Продолжаем идти весь следующий день, событий никаких, встреч и неожиданностей тоже. Уже вечером мы останавливаемся на большой опушке молодого леса. Располагаемся на ночлег, разводим огонь. Собирая ветки для костра мы натыкаемся на труп. Широко раскинув руки, на спине лежит красный латыш. Стоит мороз и потому от трупа никакого запаха не исходит. Латыша видно убили пулей в живот, шинель и куртка в крови. Сапоги его уже кто-то украл. В кармане у него дроздовцы находят деревянную ложку. А я как раз потерял мою. После некоторых колебаний беру ложку красного латыша и с этих пор ем из нее. Из темноты, на наш костер неожиданно появляется человек средних лет. Его рыжая борода, хитреца в глазах, тулуп — все карикатурно говорит о том, что это типично русский мужичок. "Да здравствует Учредительное собрание, господа офицеры!" — визгливо выкрикивает он, да так неожиданно, что я даже вздрогнул. "Вот нас пугали, — ораторствует мужичок, — что придут белые, будут мучить людей, ломать ребра, руки, пытать… Но я не верил и говорил, что это неправда. Не может быть, чтобы ученый народ, образованные офицеры, допустят это безобразие!"

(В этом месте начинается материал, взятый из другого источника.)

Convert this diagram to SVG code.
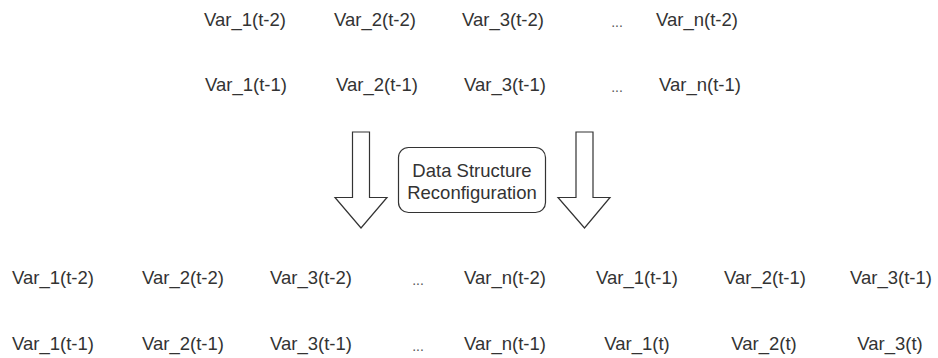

В эту ночь мне не пришлось заснуть, а пролежал я вместе с нашим взводом и офицерами, в кустах близ дороги, откуда можно было ожидать нападения красных. Мерзну, но не это главное. Я не спал почти сутки. Меня одолевает сон. Глаза слипаются, каждую минуту я засыпаю. Борюсь изо всех сил, но ничего не помогает. Офицер все время толкает меня в бок, будит и сердится: "Как Вам не стыдно. Вы ведь на посту!" В какой то момент я уже не понимаю, сплю я или нет. Так странно проходит почти вся ночь. На рассвете со стороны, где могут быть красные, показывается всадник. Едет шагом в нашу сторону. Трудно на расстоянии понять, кто он, красный или белый? От нашего отряда отделяется юнкер, адъютант ротного, и с револьвером в руках подскакивает к всаднику. Тот вздрагивает: оказывается, и он задремал на коне и его вынесло на нашу засаду. Выясняется, что он наш.
За время нашего странного перехода, в нашем взводе случилось пополнение. Это два унтер-офицера царской армии, перебежавшие от красных. Один из них лет сорока, русский с бородкой, другой татарин. То что касается знания военного дела, они куда выше наших добровольцев. Оба положительные, серьезные, но насколько надежные? Русский, как выясняется, уже пять раз переходил от красных к белым и обратно. По всему военному воспитанию это "старорежимные" солдаты, и к порядкам в Добровольческой армии они относятся довольно критично. Кстати хочу отметить здесь одну особенность выражения — "старый режим". Оно не только для этих офицеров (и для меня), но и для многих пожилых крестьян отнюдь не носило порицательного значения. Как ни странно, даже для противного Жеребцова, это выражение являлось синонимом порядка и совершенства. "При старом режиме было не так!" — мы слышали постоянно. К сожалению, это относилось и к порядкам в Белой армии.
За эти недели мне пришлось столкнуться с перебежчиком из Красной армии. Он был начальник штаба 41-ой советской дивизии, а в прошлом полковник царской армии.
Его держали под арестом при офицерской роте вплоть до расследования его дела. Подозревали, что он только потому и бежал от красных, что его дивизия потерпела поражение и ему грозил расстрел. Меня вызвал ротный командир и приказал вместе с другим добровольцем конвоировать перебежчика. Полковник был страшно удручен своим арестом, беспокоился за будущее. Он был малоразговорчив, но мне все же удалось разговориться с ним и в результате нашей беседы у меня создалось впечатление, что он искренне перешел к белым. Для него это было не простое решение, он колебался и, конечно понимал, что его прошлое будет вызывать подозрение у белых. Но тогда, может по неопытности, мне было грустно и досадно, что у нас так плохо принимают переходящих к нам ответственных чинов Красной армии.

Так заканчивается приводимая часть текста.